There’s also money: Trump and the Republicans are in the middle of a contested primary contest, advertising on television and getting the benefit of more television coverage of their arguments. Meanwhile, Biden is saving an unprecedented sum of money for his re-election. He will outspend the Republican nominee by a possibly historic amount, especially if that nominee is redirecting his own campaign funds to pay for criminal lawyers.

Finally, there’s just basic sums: Is Joe Biden likely to get any less popular with Republicans and Independents than he is today? Probably not – there are possibly some irked voters on the right who might “come home” to Trump, but not that many. But at the same time, faced with the choice, it is likely Biden will grow more popular on the left than he presently is. That 1% Trump lead in this poll (which is a rarity) looks very vulnerable.

  • It’s not the economy stupid

Take yourself back to the midterm elections of last year and the poll above looks almost identical: Voters not trusting Biden on the economy, disapproving of his performance, and giving Republicans a lead. There was talk of a “red wave”.

It didn’t happen.
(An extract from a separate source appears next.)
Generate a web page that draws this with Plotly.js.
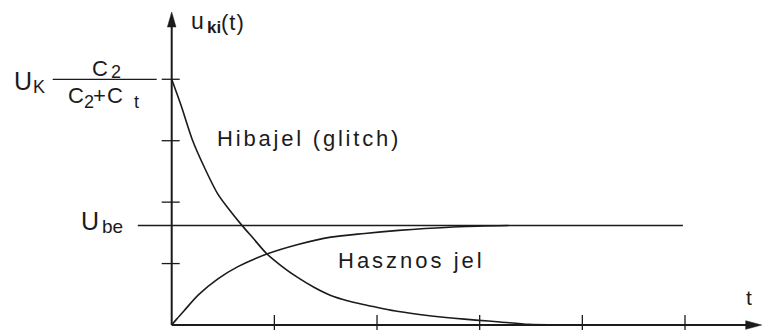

It didn’t happen because (in Donald Trump’s analysis) voters cared more about issues like abortion and voted for Democrats or because (in other people’s analysis) voters didn’t want to vote for Donald Trump’s candidates. Either way, polls like this were misleading last year, and there’s absolutely no reason to believe they are less misleading now.

  • The right’s information and expectations bubble

“Joe Biden is old. Joe Biden is demented. Joe Biden can barely string a sentence together. Joe Biden has no defence to corruption charges.”

These are things that people tend to believe when they are in an information bubble, which also tends to force them to under-estimate Biden and his strengths. Whether the right wants to accept it or not, polls showed that Biden comprehensively defeated Trump in each of their three presidential debates in 2020. Side by side, in the comparison between the two men, Americans just flat out liked Biden better.

And there’s another issue: The cult of Trump is so strong on the right that it cannot be admitted that the man has flaws, while at the same time Biden’s weaknesses are vastly overstated. This means that going into a Presidential campaign, it’s Biden, not Trump, who is more likely to overperform his expectations. And Trump, not Biden, who is more at risk from looking old and slow and befuddled, compared to 2020 should that happen to him. The four years of aging both men have endured since then has affected Biden in public – but Trump, it it has affected him, has been largely out of the public eye. A decline on his behalf might actually appear more sudden, and severe.

Add all of this to a simple fact: In two goes at it, Donald Trump has never exceeded 47% of the vote in a US Presidential Election.

This poll has him at, you guessed it, 47%. The other 53% have to go somewhere.